Christa Brown said...

Phyllis: Your description is a perfect example of why repressed and misplaced self-directed anger is so destructive.

OC: Don't worry... I won't harbor any bitterness or anger over your lack of lyrics. ;-)

oc said...

I Lack Lyrics.
(to the tune of "I feel pretty").


I lack lyrics,
Don't have lyrics,
Because I ain't so very bright,
I lack lyrics,
but it ain't all I'm lacking tonight.

Alright, that's enough. Sorry, I'm certainly no Junkster! :)

Anonymous said...

"I've been amazed that in virtually every Baptist forum I saw this discussed over the last two years, the underlying assumption seemed to be that anyone speaking out on this issue was motivated by revenge."
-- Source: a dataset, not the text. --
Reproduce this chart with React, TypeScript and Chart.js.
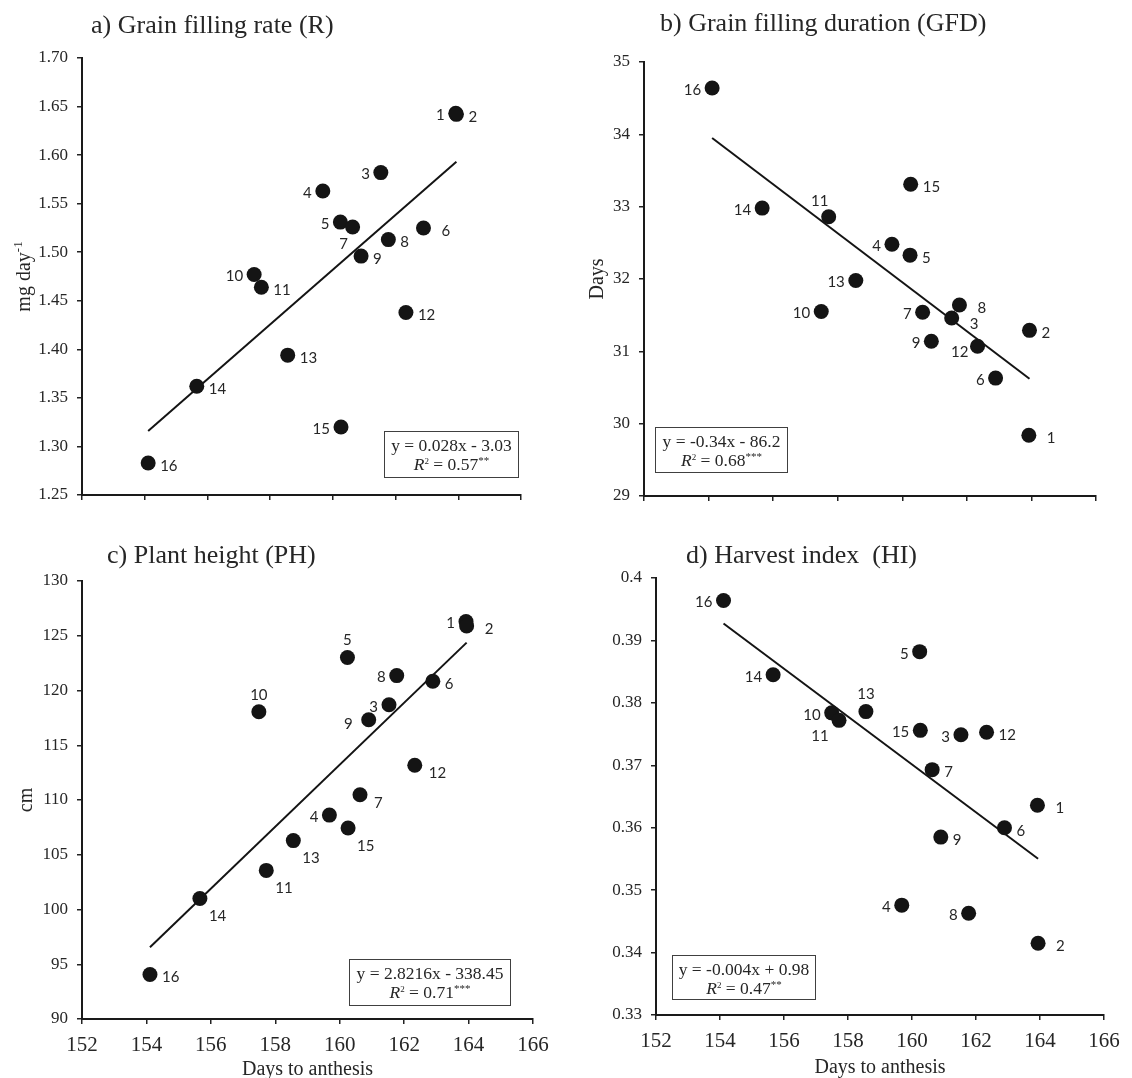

They are parroting what their leaders say. Even the pastors who frequent those forums. I am amazed at the lengths these guys go to-to prop up their idols. Not only that but they are trying to be just like them.

Lydia

Christa Brown said...

"I've wondered how things might have gone differently if the first time you showed up outside SBC headquarters a certain VP had invited you in for coffee instead of sending a security guard to tell you to keep off of their property."

Yes, and I've sometimes wondered how things might have gone differently if Richard Land would have simply shaken my hand instead of turning away when I extended my hand to introduce myself. That was just plain ol' bad manners.

Anonymous said...

Or if the SBC president had bothered to dignify your letter to him with a response before publicly accusing SNAP of being nothing but a front for lawyers "cashin' in for a cheap hustle."
(http://brucespringsteen.net/songs/TheEStreetShuffle.html)

Christa Brown said...

Yes, I haven't forgotten that prior SBC president Frank Page publicly castigated us as being "nothing more than opportunistic persons."

And Page was a Baptist leader widely praised as being "irenic" in temperament. Uh-huh. He certainly didn't demonstrate that attitude toward Baptist abuse survivors, did he? But of course, those of us who have been so utterly degraded and dehumanized by Baptist clergy are now the untouchables for almost ALL Baptist leaders - the fundamentalists, the moderates, the irenic, and the Bible thumpers. They can all join hold hands and sing Kum-ba-yah while they kick us together. I suppose it's nice that we can serve the function of giving them something they can unite around. Oops - there's that attitude of mine again - am I bitter?